Demystifying Dysgraphia: Defining Dysgraphia
Similar to Dyslexia, Dysgraphia is another type of learning disability. However, unlike Dyslexia, which is specific to a reading disability, Dysgraphia is specific to a writing disability.
Specifically, dysgraphia is a Greek word whose prefix “dys” means “impaired” and whose base “graph” means “letter-form produced by hand.” The suffix “ia” makes it a noun, whereas “ic” (as in dysgraphic) makes it an adjective describing the condition of having impaired ability to process or produce letters and written words.
Interestingly, the Diagnostic and Statistical Manual of Mental Disorders, Fifth Edition (DSM-5) mentions “Dyslexia” and “Dyscalculia” as “alternative” terms to Specific Learning Disorder in reading and math, respectively. However, the DSM-5 does not mention Dysgraphia under SLD in written expression. That said, the DSM-5 stated SLD is a neurodevelopmental disorder with a biological origin that is the basis for abnormalities at a cognitive level associated with the behavioral signs of the disorder.

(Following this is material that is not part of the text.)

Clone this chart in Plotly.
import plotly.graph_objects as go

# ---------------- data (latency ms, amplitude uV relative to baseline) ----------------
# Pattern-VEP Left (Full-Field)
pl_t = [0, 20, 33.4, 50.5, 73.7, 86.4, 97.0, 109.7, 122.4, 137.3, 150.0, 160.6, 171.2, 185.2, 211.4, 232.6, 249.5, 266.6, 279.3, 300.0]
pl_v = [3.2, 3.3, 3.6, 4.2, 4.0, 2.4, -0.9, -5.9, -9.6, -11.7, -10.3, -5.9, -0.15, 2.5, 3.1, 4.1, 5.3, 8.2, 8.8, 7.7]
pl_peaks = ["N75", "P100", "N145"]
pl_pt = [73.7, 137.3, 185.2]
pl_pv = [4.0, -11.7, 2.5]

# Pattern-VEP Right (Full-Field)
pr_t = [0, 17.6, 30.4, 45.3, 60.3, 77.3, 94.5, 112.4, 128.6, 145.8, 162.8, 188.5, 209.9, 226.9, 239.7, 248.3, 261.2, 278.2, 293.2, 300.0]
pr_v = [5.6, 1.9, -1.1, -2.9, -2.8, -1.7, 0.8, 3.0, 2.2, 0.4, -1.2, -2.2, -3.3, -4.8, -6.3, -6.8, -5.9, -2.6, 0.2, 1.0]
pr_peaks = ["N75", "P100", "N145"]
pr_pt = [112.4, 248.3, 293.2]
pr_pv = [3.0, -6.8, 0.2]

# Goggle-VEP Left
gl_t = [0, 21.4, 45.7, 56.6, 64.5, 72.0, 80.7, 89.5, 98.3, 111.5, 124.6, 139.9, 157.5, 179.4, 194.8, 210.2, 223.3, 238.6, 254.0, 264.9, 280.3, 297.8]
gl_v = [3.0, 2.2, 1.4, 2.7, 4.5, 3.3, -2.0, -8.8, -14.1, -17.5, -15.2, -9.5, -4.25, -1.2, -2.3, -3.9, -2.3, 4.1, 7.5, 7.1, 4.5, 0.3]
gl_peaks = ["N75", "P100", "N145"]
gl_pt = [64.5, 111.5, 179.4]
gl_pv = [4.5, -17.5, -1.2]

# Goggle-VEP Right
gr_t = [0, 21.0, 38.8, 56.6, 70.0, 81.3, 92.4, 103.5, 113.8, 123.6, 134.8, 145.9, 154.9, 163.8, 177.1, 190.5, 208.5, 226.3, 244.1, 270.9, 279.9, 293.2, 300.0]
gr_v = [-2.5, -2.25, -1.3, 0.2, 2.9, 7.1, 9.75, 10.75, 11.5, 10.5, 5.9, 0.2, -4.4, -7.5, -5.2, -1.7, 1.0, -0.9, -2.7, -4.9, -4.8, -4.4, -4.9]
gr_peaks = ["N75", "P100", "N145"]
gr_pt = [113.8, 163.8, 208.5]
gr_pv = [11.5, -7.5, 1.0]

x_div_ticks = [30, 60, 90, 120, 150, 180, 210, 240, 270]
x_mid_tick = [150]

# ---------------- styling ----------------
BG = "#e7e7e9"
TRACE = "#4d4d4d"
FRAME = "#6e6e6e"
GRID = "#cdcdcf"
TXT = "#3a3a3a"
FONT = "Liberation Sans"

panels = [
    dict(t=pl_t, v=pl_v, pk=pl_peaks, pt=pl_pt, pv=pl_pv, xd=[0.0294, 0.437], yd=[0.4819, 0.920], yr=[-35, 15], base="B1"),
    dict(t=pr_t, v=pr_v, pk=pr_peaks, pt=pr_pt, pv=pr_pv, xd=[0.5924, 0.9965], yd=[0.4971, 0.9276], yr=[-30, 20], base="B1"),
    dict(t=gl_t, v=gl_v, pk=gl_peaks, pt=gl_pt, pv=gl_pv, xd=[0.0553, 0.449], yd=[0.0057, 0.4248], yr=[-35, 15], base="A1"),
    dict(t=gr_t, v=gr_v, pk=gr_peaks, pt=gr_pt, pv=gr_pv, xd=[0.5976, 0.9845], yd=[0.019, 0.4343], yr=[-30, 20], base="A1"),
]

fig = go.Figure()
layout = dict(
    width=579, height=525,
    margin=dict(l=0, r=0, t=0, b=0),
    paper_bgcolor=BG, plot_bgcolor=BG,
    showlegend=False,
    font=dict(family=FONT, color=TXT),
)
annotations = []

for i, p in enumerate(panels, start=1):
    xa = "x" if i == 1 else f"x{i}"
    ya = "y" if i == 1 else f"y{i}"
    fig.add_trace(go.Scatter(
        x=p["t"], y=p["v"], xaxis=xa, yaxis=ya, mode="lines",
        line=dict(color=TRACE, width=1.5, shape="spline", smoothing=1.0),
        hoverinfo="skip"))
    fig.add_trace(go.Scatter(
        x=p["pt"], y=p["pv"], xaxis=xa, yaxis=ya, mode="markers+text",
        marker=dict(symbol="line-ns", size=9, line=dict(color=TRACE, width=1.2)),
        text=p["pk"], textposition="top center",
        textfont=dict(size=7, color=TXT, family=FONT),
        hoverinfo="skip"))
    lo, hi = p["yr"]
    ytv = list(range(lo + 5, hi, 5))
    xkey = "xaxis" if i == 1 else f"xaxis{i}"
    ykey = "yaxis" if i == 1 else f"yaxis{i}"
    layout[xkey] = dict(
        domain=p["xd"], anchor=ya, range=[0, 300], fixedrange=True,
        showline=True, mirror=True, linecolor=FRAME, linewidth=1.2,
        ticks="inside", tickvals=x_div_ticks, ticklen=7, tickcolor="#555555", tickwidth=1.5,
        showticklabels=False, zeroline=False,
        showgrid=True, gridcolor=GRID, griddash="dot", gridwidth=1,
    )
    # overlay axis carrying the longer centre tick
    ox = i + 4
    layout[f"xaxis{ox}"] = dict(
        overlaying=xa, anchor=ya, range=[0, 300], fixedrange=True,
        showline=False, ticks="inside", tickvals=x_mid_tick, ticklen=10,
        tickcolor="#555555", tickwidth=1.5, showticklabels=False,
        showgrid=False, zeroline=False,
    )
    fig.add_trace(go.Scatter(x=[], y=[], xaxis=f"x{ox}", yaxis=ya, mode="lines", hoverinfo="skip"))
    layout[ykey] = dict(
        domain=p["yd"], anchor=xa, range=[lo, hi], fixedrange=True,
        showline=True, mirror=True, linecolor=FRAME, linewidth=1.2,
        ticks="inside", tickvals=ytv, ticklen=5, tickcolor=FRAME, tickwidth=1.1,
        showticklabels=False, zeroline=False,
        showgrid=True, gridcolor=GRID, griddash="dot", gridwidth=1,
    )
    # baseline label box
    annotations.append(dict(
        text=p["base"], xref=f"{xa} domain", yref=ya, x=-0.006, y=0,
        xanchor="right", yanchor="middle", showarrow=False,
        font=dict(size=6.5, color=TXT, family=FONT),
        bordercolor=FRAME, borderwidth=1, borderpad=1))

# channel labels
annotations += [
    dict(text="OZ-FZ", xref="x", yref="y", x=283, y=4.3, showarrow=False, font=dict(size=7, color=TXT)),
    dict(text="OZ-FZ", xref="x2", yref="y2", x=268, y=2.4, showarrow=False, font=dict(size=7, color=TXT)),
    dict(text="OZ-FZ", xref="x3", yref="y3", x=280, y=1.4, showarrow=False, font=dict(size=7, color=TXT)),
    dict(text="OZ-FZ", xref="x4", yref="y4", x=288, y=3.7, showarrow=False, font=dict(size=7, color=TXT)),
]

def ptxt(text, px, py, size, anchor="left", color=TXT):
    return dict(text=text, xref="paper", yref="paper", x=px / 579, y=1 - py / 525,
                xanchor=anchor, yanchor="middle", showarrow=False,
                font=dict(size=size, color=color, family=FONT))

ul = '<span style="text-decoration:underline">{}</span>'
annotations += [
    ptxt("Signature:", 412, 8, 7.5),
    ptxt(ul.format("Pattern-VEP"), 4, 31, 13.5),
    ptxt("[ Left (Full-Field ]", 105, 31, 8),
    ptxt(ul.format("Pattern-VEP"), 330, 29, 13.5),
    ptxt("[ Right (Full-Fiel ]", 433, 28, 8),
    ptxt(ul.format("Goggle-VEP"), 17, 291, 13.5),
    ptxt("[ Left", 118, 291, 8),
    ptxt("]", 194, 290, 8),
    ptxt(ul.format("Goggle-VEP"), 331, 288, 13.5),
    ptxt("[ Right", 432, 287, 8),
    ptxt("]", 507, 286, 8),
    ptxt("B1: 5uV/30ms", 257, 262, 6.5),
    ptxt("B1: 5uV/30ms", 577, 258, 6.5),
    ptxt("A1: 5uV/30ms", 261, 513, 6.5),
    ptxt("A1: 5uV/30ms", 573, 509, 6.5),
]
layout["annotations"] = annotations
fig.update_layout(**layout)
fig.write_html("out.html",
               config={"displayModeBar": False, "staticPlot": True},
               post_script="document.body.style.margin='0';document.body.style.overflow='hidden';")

Depending on the researcher the subtypes vary. According to Dr. Feifer’s model, three subtypes of dysgraphia are graphomotor dysgraphia (i.e., motor skill deficits in which the voluntary execution of a skilled motor movement is impaired), dyslexia dysgraphia (e.g., spelling miscues with dysphonetic, surface, and mixed types), and executive dysgraphia (i.e., inability to master the implicit rules for grammar which dictate how words and phrases can be combined). In addition, Dr. Feifer as a test (Feifer Assessment of Writing [FAW]) that assists in the identification of these subtypes. However, Dr. Feifer’s model is not without its’ critics (see here).
However, among various researchers, it appears to be a consensus that individuals with dysgraphia nearly always have handwriting difficulties with or without spelling problems. Children with dysgraphia also sometimes have orthographic spelling problems (i.e., inability to “see” the entire word [e.g., spelling “psychologist” as “sikeowlghist”) related to fluent access to precise spellings in long-term memory. In contrast, spelling difficulties in individuals with dyslexia tend to be phonologically based (e.g., spelling “flood” as “flud”).